During high school Benjamin also studied the trombone with Bob Wegness, who was also a music teacher at University of Vermont. After graduating Benjamin enrolled in an undergraduate program there.
“I just remember him telling me: “You don’t belong here, you’ve got to go someplace else,” said Benjamin.
It was that advice that took him to the New England Conservatory of Music, and the influences of several conducting teachers including Gunther Schuller, Kurt Sanderling, Gustav Meier, and Leonard Bernstein.
“I always found Leonard Bernstein to be very intriguing, I would occasionally see him on TV, and was amazed at how he played the music, and that he wrote it,” Benjamin said.

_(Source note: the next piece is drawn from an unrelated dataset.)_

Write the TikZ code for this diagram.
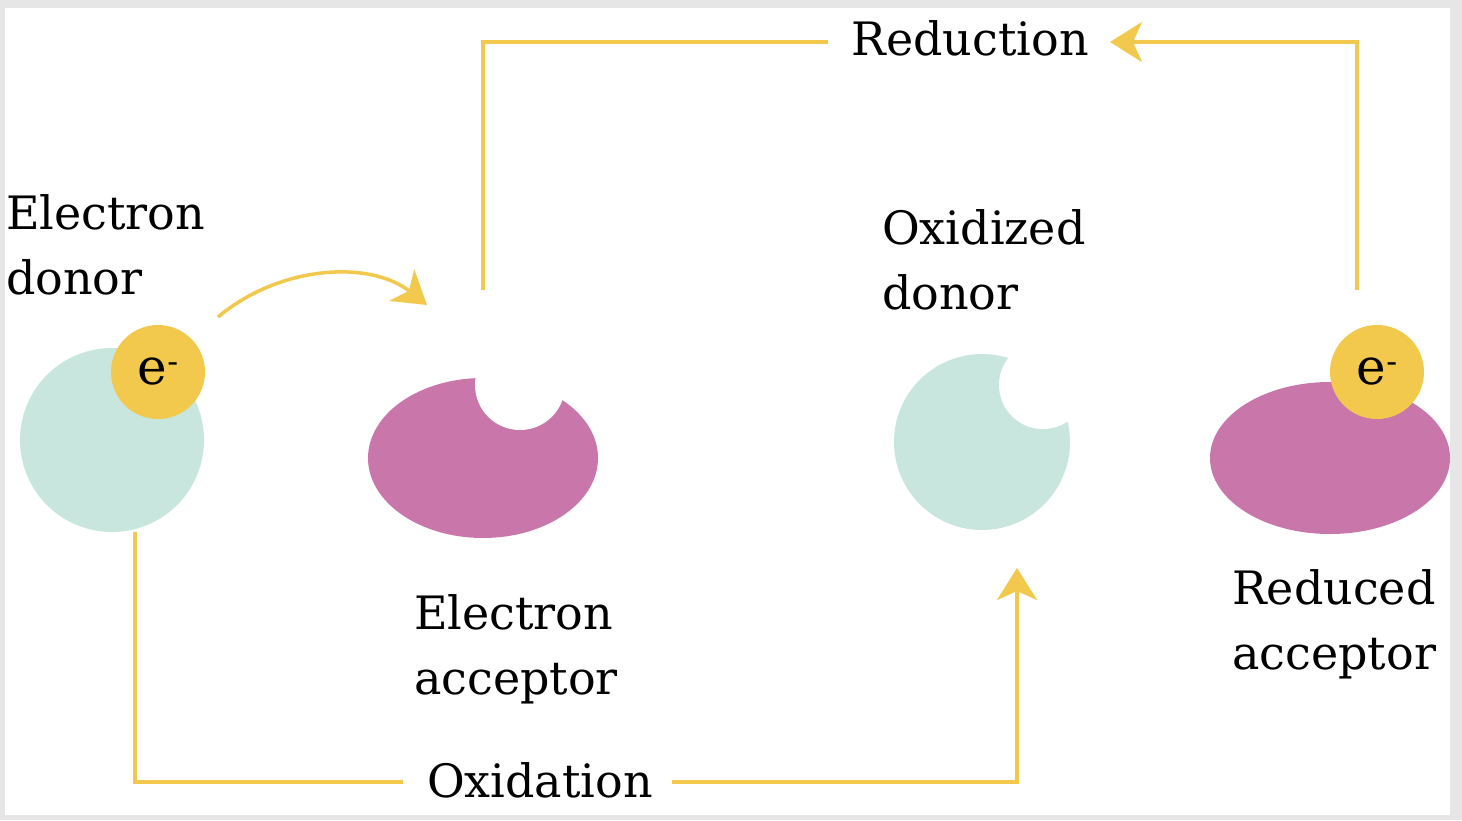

“That inspired me to make my stabbing attempts at writing music.”
There were several summers that Benjamin returned to Vermont and offered weeklong music camp programs at Camp Missisquoi at Enosburg Falls.
That was also a learning experience for him as he wrote and arranged music with the children’s needs and the instruments they played in mind.
During the 11 years Benjamin worked with the Akron Symphony Orchestra, they discovered his writing abilities and he gained more experience.
“I did a fair amount of writing and arranging, and that was really important; I was learning and I was doing it,” he said.
Benjamin was one of the featured composers during a concert by the Canton Symphony Orchestra in early October. The orchestra performed a piece he composed in 1999 for a Celtic Music and dance performance by the Akron Symphony Orchestra called “Marches and Airs.”
On Dec. 8, the Canton Symphony Orchestra will present a concert that has been a project Benjamin has been working on for the past year. “The Secret Gift” will feature 40 minutes of almost continuous music that he composed after being inspired by the book written by Ted Gup.
During the production, Gup will narrate the story of how one of his descendants provided anonymous momentary assistance to 75 families in Canton, Ohio during the Christmas holiday of 1933, in the midst of the Great Depression.
“This is a project that I started working on about a year ago, and I am excited that I could turn this into a way of celebrating this event that happened in Canton, Ohio, back in 1933.
“I worked on it in between teaching a college class, and after the semester ended in May I worked on it every minute of the day.” said Benjamin. “I finally finished it about two weeks ago.”
Benjamin said he will always remember the place where it all started.
He reflected upon the feelings that ran through his mind during his first performances. “I do recall the first time I sat in the band with my baritone horn during my seventh grade year at Church Street School and I couldn’t play for smiling because it sounded so good.”
“I have such great memories, and I do try to get back there to visit when I can,” Benjamin said. “I still call myself a Vermonter.”